一位分析人士向北京商报记者表示,其通过研究中小银行大量骗贷案件、违法发放贷款案件和监管处罚案件,发现中小银行粗放经营问题司空见惯、不容忽视。他指出,由于绝大多数中小银行脱胎于城市、农村信用社,先天的重要财务指标不尽如人意,加上没有经历过几大国有行剥离不良资产经历,风险问题应该引起高度重视。
北京科技大学经济管理学院教授刘澄也表示,部分中小银行,尤其是部分中西部农村信用社、农村商业银行坏账比例较高。
疫情加速风险暴露
银保监会副主席祝树民在今年8月发表的文章中披露,目前全国已组建农村商业银行1545家,农村合作银行27家,现存农村信用社694家。然而受新冠疫情影响,银行收益下滑,中小银行风险集中暴露。
对此,看懂研究院高级研究员程宇指出,疫情只是加速了中小银行风险暴露的过程,而非其问题根源。他表示,农村金融机构的问题根源主要在于“前期监管缺位,公司治理混乱,股市权益结构混乱,与地方政府关系不清”等体制机制问题。
监管部门也曾多次指出,要从根源上推进中小银行改革,必须强化中小银行股权管理,健全符合中小银行特点的公司治理结构和风险内控体系。
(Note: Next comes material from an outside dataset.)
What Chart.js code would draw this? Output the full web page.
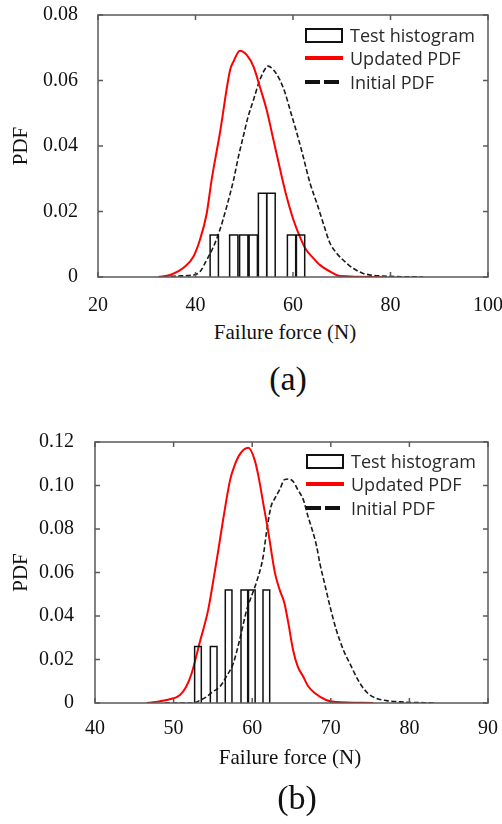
<!DOCTYPE html>
<html>
<head>
<meta charset="utf-8">
<script src="https://cdn.jsdelivr.net/npm/chart.js@4.4.1/dist/chart.umd.min.js"></script>
<style>
  body { margin: 0; background: #fff; }
  #wrap { position: relative; width: 502px; height: 824px; overflow: hidden; }
  canvas { position: absolute; left: 0; }
  .lg { position: absolute; height: 20px; display: flex; align-items: center; font-family: "Open Sans", Lato, sans-serif; font-size: 18px; color: #2a2a2a; white-space: nowrap; }
  .sw { width: 38px; margin-right: 7px; display: flex; align-items: center; }
  .box { box-sizing: border-box; width: 38px; height: 15px; border: 2px solid #111; }
  .red { width: 38px; height: 4px; background: #ff0000; }
  .dash { width: 17px; height: 4px; background: #111; margin-right: 4px; }
  .cap { position: absolute; font-family: "Liberation Serif", "Times New Roman", serif; color: #111; white-space: nowrap; transform: translateX(-50%); }
</style>
</head>
<body>
<div id="wrap">
  <canvas id="chartA" width="502" height="320" style="top:0;width:502px;height:320px"></canvas>
  <canvas id="chartB" width="502" height="340" style="top:410px;width:502px;height:340px"></canvas>

  <div class="lg" style="left:305px;top:25px"><span class="sw"><span class="box"></span></span>Test histogram</div>
  <div class="lg" style="left:305px;top:48px"><span class="sw"><span class="red"></span></span>Updated PDF</div>
  <div class="lg" style="left:305px;top:72px"><span class="sw"><span class="dash"></span><span class="dash"></span></span>Initial PDF</div>
  <div class="cap" style="left:285px;top:320px;font-size:21px;line-height:24px">Failure force (N)</div>
  <div class="cap" style="left:288px;top:359px;font-size:34px;line-height:40px">(a)</div>

  <div class="lg" style="left:306px;top:451px"><span class="sw"><span class="box"></span></span>Test histogram</div>
  <div class="lg" style="left:306px;top:474px"><span class="sw"><span class="red"></span></span>Updated PDF</div>
  <div class="lg" style="left:306px;top:498px"><span class="sw"><span class="dash"></span><span class="dash"></span></span>Initial PDF</div>
  <div class="cap" style="left:290px;top:745px;font-size:21px;line-height:24px">Failure force (N)</div>
  <div class="cap" style="left:297px;top:778px;font-size:34px;line-height:40px">(b)</div>
</div>
<script>
// (a) failure force test set
const histCentersA = [43.85, 47.85, 49.9, 51.85, 53.75, 55.5, 59.7, 61.55];
const histHeightsA = [0.0128, 0.0128, 0.0128, 0.0128, 0.0256, 0.0256, 0.0128, 0.0128];
const histWidthA = 1.7;
const updForceA = [32.4, 34.8, 37.85, 39.56, 40.9, 42.3, 43.3, 45.0, 47.1, 47.8, 49.1, 50.5, 51.9, 53.2, 54.6, 56.0, 57.7, 58.7, 60.1, 61.4, 62.5, 64.2, 65.5, 68.3, 69.6, 78.2];
const updPdfA = [0, 0.0006, 0.0032, 0.0062, 0.0113, 0.0194, 0.0296, 0.0439, 0.0632, 0.0658, 0.0691, 0.0678, 0.0642, 0.0581, 0.051, 0.0418, 0.0306, 0.0245, 0.0174, 0.0123, 0.0088, 0.0057, 0.0037, 0.0011, 0.0003, 0];
const iniForceA = [33.4, 36.1, 39.6, 40.9, 42.3, 43.7, 45.0, 46.4, 47.8, 48.8, 49.8, 50.8, 51.9, 53.2, 54.6, 54.9, 56.0, 57.3, 58.4, 59.4, 60.8, 62.1, 63.5, 64.9, 66.2, 67.6, 69.0, 71.0, 72.4, 74.4, 78.5, 86.7];
const iniPdfA = [0, 0.0003, 0.0006, 0.0016, 0.0052, 0.0093, 0.0144, 0.0215, 0.0296, 0.0367, 0.0429, 0.049, 0.0541, 0.0602, 0.0642, 0.0644, 0.0632, 0.0602, 0.0561, 0.051, 0.0439, 0.0367, 0.0286, 0.0225, 0.0164, 0.0103, 0.0072, 0.0042, 0.0026, 0.0011, 0.0003, 0];
const xTicksA = { min: 20, max: 100, step: 20 };
const yTicksA = { min: 0, max: 0.08, step: 0.02 };

// (b)
const histCentersB = [53.1, 55.1, 57.0, 59.0, 59.95, 61.8];
const histHeightsB = [0.026, 0.026, 0.052, 0.052, 0.052, 0.052];
const histWidthB = 0.85;
const updForceB = [46.6, 49.1, 50.8, 51.6, 52.3, 53.3, 54.4, 55.0, 55.7, 56.3, 57.2, 57.8, 58.4, 59.5, 60.3, 60.8, 61.4, 62.0, 62.9, 63.5, 64.1, 64.6, 65.2, 65.8, 66.5, 67.1, 68.0, 69.4, 70.7, 75.4];
const updPdfB = [0, 0.0014, 0.0037, 0.0075, 0.0137, 0.0275, 0.0428, 0.0551, 0.0705, 0.0843, 0.1027, 0.1096, 0.1142, 0.1173, 0.1119, 0.1042, 0.0919, 0.0797, 0.0597, 0.052, 0.0459, 0.0367, 0.0244, 0.0167, 0.0121, 0.0078, 0.0045, 0.0014, 0.0005, 0];
const iniForceB = [48.9, 52.5, 53.3, 54.2, 55.0, 55.9, 56.7, 57.6, 58.4, 59.3, 59.9, 60.5, 61.4, 61.8, 62.4, 62.9, 63.5, 64.1, 64.6, 65.2, 65.8, 66.5, 67.1, 67.5, 68.2, 68.6, 69.2, 69.9, 70.7, 71.6, 72.4, 73.7, 74.7, 75.8, 77.1, 78.8, 83.4];
const iniPdfB = [0, 0, 0.0011, 0.0029, 0.0052, 0.0075, 0.0121, 0.0183, 0.029, 0.0428, 0.049, 0.0551, 0.0674, 0.0781, 0.0904, 0.0942, 0.0981, 0.1027, 0.103, 0.1019, 0.0981, 0.0935, 0.0858, 0.0812, 0.072, 0.0643, 0.0551, 0.0444, 0.0336, 0.0244, 0.0183, 0.0091, 0.0045, 0.0021, 0.0011, 0.0005, 0];
const xTicksB = { min: 40, max: 90, step: 10 };
const yTicksB = { min: 0, max: 0.12, step: 0.02 };

const serif = "'Liberation Serif', 'Times New Roman', serif";

function pairs(xs, ys){ return xs.map((x,i)=>({x:x, y:ys[i]})); }

// open rectangles for each bin, broken apart with a null point
function histOutline(centers, heights, w){
  const pts = [];
  centers.forEach((c,i)=>{
    const a = c - w/2, b = c + w/2;
    pts.push({x:a,y:0},{x:a,y:heights[i]},{x:b,y:heights[i]},{x:b,y:0},{x:b,y:null});
  });
  return pts;
}

// box around the plot with inward tick marks on all four sides
const framePlugin = {
  id: 'frame',
  afterDatasetsDraw(chart){
    const {ctx, chartArea:a, scales:{x, y}} = chart;
    const tl = 5;
    ctx.save();
    ctx.strokeStyle = '#5a5a5a'; ctx.lineWidth = 1.5;
    ctx.strokeRect(a.left, a.top, a.right-a.left, a.bottom-a.top);
    ctx.beginPath();
    x.ticks.forEach(t=>{ const px = x.getPixelForValue(t.value);
      ctx.moveTo(px, a.bottom); ctx.lineTo(px, a.bottom-tl);
      ctx.moveTo(px, a.top); ctx.lineTo(px, a.top+tl); });
    y.ticks.forEach(t=>{ const py = y.getPixelForValue(t.value);
      ctx.moveTo(a.left, py); ctx.lineTo(a.left+tl, py);
      ctx.moveTo(a.right, py); ctx.lineTo(a.right-tl, py); });
    ctx.stroke();
    ctx.restore();
  }
};

function makeChart(id, d){
  return new Chart(document.getElementById(id), {
    type: 'line',
    data: { datasets: [
      { label: 'Test histogram', data: histOutline(d.hc, d.hh, d.hw), borderColor: '#111', borderWidth: 1.5, tension: 0, spanGaps: false, pointRadius: 0, fill: false },
      { label: 'Updated PDF', data: pairs(d.ux, d.uy), borderColor: '#ff0000', borderWidth: 2, cubicInterpolationMode: 'monotone', pointRadius: 0, fill: false },
      { label: 'Initial PDF', data: pairs(d.ix, d.iy), borderColor: '#1a1a1a', borderWidth: 1.6, borderDash: [5,2.5], cubicInterpolationMode: 'monotone', pointRadius: 0, fill: false }
    ]},
    options: {
      responsive: false, animation: false, events: [],
      layout: { padding: { top: d.padTop, right: 14, left: 0, bottom: 0 } },
      plugins: { legend: { display: false }, tooltip: { enabled: false } },
      scales: {
        x: { type: 'linear', min: d.xt.min, max: d.xt.max,
          grid: { display: false }, border: { display: false },
          ticks: { stepSize: d.xt.step, padding: d.xPad, color: '#111', font: { family: serif, size: 20 }, maxRotation: 0 },
          afterFit(s){ s.height = d.xH; s.paddingLeft = 0; s.paddingRight = 0; } },
        y: { type: 'linear', min: d.yt.min, max: d.yt.max,
          grid: { display: false }, border: { display: false },
          ticks: { stepSize: d.yt.step, padding: d.yPad, color: '#111', font: { family: serif, size: 20 },
            callback: v => v === 0 ? '0' : v.toFixed(2) },
          title: { display: true, text: 'PDF', color: '#111', font: { family: serif, size: 21 }, padding: { top: 9, bottom: 0 } },
          afterFit(s){ s.width = d.yW; s.paddingTop = 0; s.paddingBottom = 0; } }
      }
    },
    plugins: [framePlugin]
  });
}

makeChart('chartA', { hc: histCentersA, hh: histHeightsA, hw: histWidthA, ux: updForceA, uy: updPdfA, ix: iniForceA, iy: iniPdfA,
  xt: xTicksA, yt: yTicksA, padTop: 15, xH: 43, yW: 98, xPad: 9, yPad: 12 });
makeChart('chartB', { hc: histCentersB, hh: histHeightsB, hw: histWidthB, ux: updForceB, uy: updPdfB, ix: iniForceB, iy: iniPdfB,
  xt: xTicksB, yt: yTicksB, padTop: 32, xH: 47, yW: 95, xPad: 6, yPad: 13 });
</script>
</body>
</html>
祝树民在今年8月发表的《以深化改革推动农村中小银行公司治理建设》中指出,农村中小银行普遍存在“内部人控制问题”,由于广大中小股东数量众多、持股分散、话语权微弱,不愿或不会参与治理,机构经营管理易形成被高管和少数关键人控制的局面。此外,“外部人控制”问题也一定程度存在。他表示,少数股东入股动机不纯、利益诉求不当,通过股权代持、抽屉协议或者隐瞒关联关系等不当手段控制机构,直接操纵经营,个别股东甚至违规大肆套取银行资金,把银行变成自己的“提款机”。
合并重组抱团取暖
在合规经营叠加盈利下滑的双重压力下,不少农村金融机构开始走上合并重组、抱团取暖之路。7月30日,由铜山农商行、淮海农商行、彭城农商行3家合并而成的徐州农商行正式挂牌成立。就在前一日,陕西银保监局公布,陕西榆林榆阳农商行、横山农商行以新设合并的方式发起设立陕西榆林农商行获批。一位接近监管的人士曾向北京商报记者表示,竞争力不强的中小银行走向兼并将成为常态。
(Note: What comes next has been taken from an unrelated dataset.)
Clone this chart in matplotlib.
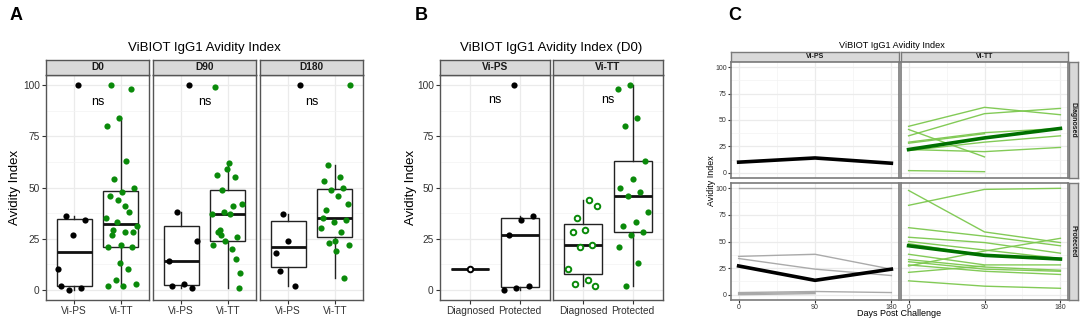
import numpy as np
import matplotlib
matplotlib.use("Agg")
import matplotlib.pyplot as plt

plt.rcParams['font.family'] = ['Liberation Sans', 'DejaVu Sans']

nan = np.nan
groups = ["Vi-PS", "Vi-TT"]
outcomes = ["Diagnosed", "Protected"]
day_labels = ["D0", "D90", "D180"]
day_values = [0, 90, 180]

# per-subject avidity index at D0, D90, D180 (nan = not measured)
ps_diag_subj = [[10, 14, 9]]
ps_prot_subj = [[100, 100, 100], [36, 38, 24], [34, 24, 18], [27, nan, nan],
                [2, 3, 2], [1, 2, nan], [0, 1, nan], [nan, nan, 37]]
tt_diag_subj = [[44, 62, 55], [35, 56, 61], [41, 15, nan], [29, 38, 42],
                [28, 37, nan], [22, 20, 24], [21, 29, 35], [10, nan, nan],
                [5, nan, nan], [3, nan, nan], [2, 1, nan]]
tt_prot_subj = [[100, nan, 50], [98, 59, 49], [84, 99, 100], [80, nan, nan],
                [63, 55, 46], [54, 49, 39], [50, 42, 34], [48, 37, 33],
                [46, nan, 30], [38, 28, 28], [33, 26, 23], [31, 24, 22],
                [28, 22, 19], [27, 41, 53], [21, 27, nan], [13, 8, 6], [2, nan, nan]]

W, H = 1084, 322
fig = plt.figure(figsize=(W / 100, H / 100), dpi=100)

GREEN = '#0a8a0a'
BORDER = '#555555'


def add_ax(x0, y0, x1, y1):
    return fig.add_axes([x0 / W, 1 - y1 / H, (x1 - x0) / W, (y1 - y0) / H])


def col(subj, k):
    a = np.array(subj, dtype=float)[:, k]
    return a[~np.isnan(a)]


def jit(n, w=0.3, phase=0.0):
    return ((np.arange(n) * 0.618034 + phase) % 1.0 - 0.5) * 2 * w


def strip(x0, y0, x1, y1, text, size, rotation=0, ec=BORDER):
    sa = add_ax(x0, y0, x1, y1)
    sa.set_facecolor('#D9D9D9')
    sa.set_xticks([])
    sa.set_yticks([])
    for s in sa.spines.values():
        s.set_color(ec)
        s.set_linewidth(1.0)
    sa.text(0.5, 0.5, text, ha='center', va='center', fontsize=size,
            fontweight='bold', rotation=rotation, transform=sa.transAxes, color='#1a1a1a')


def style(ax, labelsize=7.3, ec=BORDER, lw=1.0):
    ax.set_ylim(-5, 105)
    ax.set_yticks([0, 25, 50, 75, 100])
    ax.set_yticks([12.5, 37.5, 62.5, 87.5], minor=True)
    ax.grid(True, which='major', color='#EBEBEB', lw=0.9)
    ax.grid(True, which='minor', axis='y', color='#F3F3F3', lw=0.5)
    ax.set_axisbelow(True)
    for s in ax.spines.values():
        s.set_color(ec)
        s.set_linewidth(lw)
    ax.tick_params(which='minor', length=0)
    ax.tick_params(which='major', length=3, width=0.8, color='#333333',
                   labelsize=labelsize, pad=1.5, labelcolor='#333333')


def boxes(ax, data, pos):
    ax.boxplot(data, positions=pos, widths=0.75, whis=1.5, showfliers=False,
               showcaps=False, patch_artist=True,
               medianprops=dict(color='#111111', lw=2.0),
               boxprops=dict(facecolor='white', edgecolor='#222222', lw=1.0),
               whiskerprops=dict(color='#222222', lw=1.0), zorder=2)


# ---------------- Panel A ----------------
ps_all = ps_diag_subj + ps_prot_subj
tt_all = tt_diag_subj + tt_prot_subj
A_x = [(46, 149), (153, 256), (260, 363)]
for k, (x0, x1) in enumerate(A_x):
    ax = add_ax(x0, 75, x1, 300)
    strip(x0, 60, x1, 75, day_labels[k], 7.3)
    data = [col(ps_all, k), col(tt_all, k)]
    style(ax)
    boxes(ax, data, [1, 2])
    for j, (vals, c) in enumerate(zip(data, ['black', GREEN])):
        ax.scatter(1 + j + jit(len(vals), 0.34, 0.13 * k + 0.4 * j), vals,
                   s=20, color=c, zorder=3, lw=0)
    ax.text(1.5, 92, 'ns', ha='center', va='center', fontsize=9)
    ax.set_xlim(0.4, 2.6)
    ax.set_xticks([1, 2])
    ax.set_xticklabels(groups)
    if k > 0:
        ax.tick_params(axis='y', labelleft=False, length=0)

fig.text(204 / W, 1 - 48 / H, 'ViBIOT IgG1 Avidity Index', ha='center', va='center', fontsize=9.5)
fig.text(15 / W, 1 - 187 / H, 'Avidity Index', ha='center', va='center', fontsize=9.5, rotation=90)
fig.text(16 / W, 1 - 16 / H, 'A', ha='center', va='center', fontsize=13, fontweight='bold')

# ---------------- Panel B ----------------
B_x = [(440, 550), (553, 663)]
B_subj = [(ps_diag_subj, ps_prot_subj, 'black'), (tt_diag_subj, tt_prot_subj, GREEN)]
for k, (x0, x1) in enumerate(B_x):
    ax = add_ax(x0, 75, x1, 300)
    strip(x0, 60, x1, 75, groups[k], 7.3)
    dsub, psub, c = B_subj[k]
    data = [col(dsub, 0), col(psub, 0)]
    style(ax)
    boxes(ax, data, [1, 2])
    ax.scatter(1 + jit(len(data[0]), 0.32, 0.2 * k + 0.5) * (len(data[0]) > 1), data[0],
               s=16, facecolors='white', edgecolors=c, lw=1.4, zorder=3)
    ax.scatter(2 + jit(len(data[1]), 0.32, 0.3 + 0.1 * k), data[1], s=20, color=c, zorder=3, lw=0)
    ax.text(1.5, 93, 'ns', ha='center', va='center', fontsize=9)
    ax.set_xlim(0.4, 2.6)
    ax.set_xticks([1, 2])
    ax.set_xticklabels(outcomes)
    if k > 0:
        ax.tick_params(axis='y', labelleft=False, length=0)

fig.text(551 / W, 1 - 48 / H, 'ViBIOT IgG1 Avidity Index (D0)', ha='center', va='center', fontsize=9.5)
fig.text(411 / W, 1 - 187 / H, 'Avidity Index', ha='center', va='center', fontsize=9.5, rotation=90)
fig.text(421 / W, 1 - 16 / H, 'B', ha='center', va='center', fontsize=13, fontweight='bold')

# ---------------- Panel C ----------------
C_cols = [(731, 899), (901, 1068)]
C_rows = [(62, 178), (183, 300)]
C_subj = [[ps_diag_subj, ps_prot_subj], [tt_diag_subj, tt_prot_subj]]
thin_col = ['#a6a6a6', '#7cc84e']
thick_col = ['#000000', '#007000']
CB = '#7a7a7a'
for gi, (x0, x1) in enumerate(C_cols):
    strip(x0, 52, x1, 62, groups[gi], 5, ec=CB)
    for oi, (y0, y1) in enumerate(C_rows):
        ax = add_ax(x0, y0, x1, y1)
        style(ax, labelsize=5, ec=CB, lw=1.2)
        ax.tick_params(length=2, pad=1)
        ax.set_xlim(-9, 189)
        ax.set_xticks(day_values)
        ax.set_xticks([45, 135], minor=True)
        ax.grid(True, which='minor', axis='x', color='#F3F3F3', lw=0.5)
        subj = np.array(C_subj[gi][oi], dtype=float)
        for row in subj:
            ax.plot(day_values, row, color=thin_col[gi], lw=1.0, alpha=0.95, zorder=2)
        med = np.nanmedian(subj, axis=0)
        ax.plot(day_values, med, color=thick_col[gi], lw=2.6, zorder=3)
        if gi > 0:
            ax.tick_params(axis='y', labelleft=False, length=0)
        if oi == 0:
            ax.tick_params(axis='x', labelbottom=False, length=0)
for oi, (y0, y1) in enumerate(C_rows):
    strip(1069, y0, 1078, y1, outcomes[oi], 5, rotation=-90, ec=CB)

fig.text(892 / W, 1 - 45 / H, 'ViBIOT IgG1 Avidity Index', ha='center', va='center', fontsize=6.6)
fig.text(899 / W, 1 - 314 / H, 'Days Post Challenge', ha='center', va='center', fontsize=6.5)
fig.text(711 / W, 1 - 181 / H, 'Avidity Index', ha='center', va='center', fontsize=6.4, rotation=90)
fig.text(735 / W, 1 - 16 / H, 'C', ha='center', va='center', fontsize=13, fontweight='bold')

fig.savefig('out.png', dpi=100, facecolor='white')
程宇表示,农商行合并重组的首要目的是解决资本金不足的问题,这种方式将成为改革的主流,但在宏观经济下行的环境进行重组的劣势也不可忽视,银行资产质量不可避免出现劣变,成本必然高于宏观经济形势良好时。
刘澄则认为,目前监管部门对中小银行改革的整体定位仍然是推动其走向市场化,合并重组或者兼并没有成为一个明确的发展方向。一方面由于国有大行的金融服务在不断下沉,而部分农商行、农信社资产质量不佳,缺少兼并价值;另一方面则是随着银行数字化趋势日益明显,农商行、农信社,甚至城商行在经营体系中的重要性在一定程度上被削弱,“比如以前农民在家门口的银行网点办理贷款,现在可以在家里通过支付宝或其他网络渠道就把钱借了”。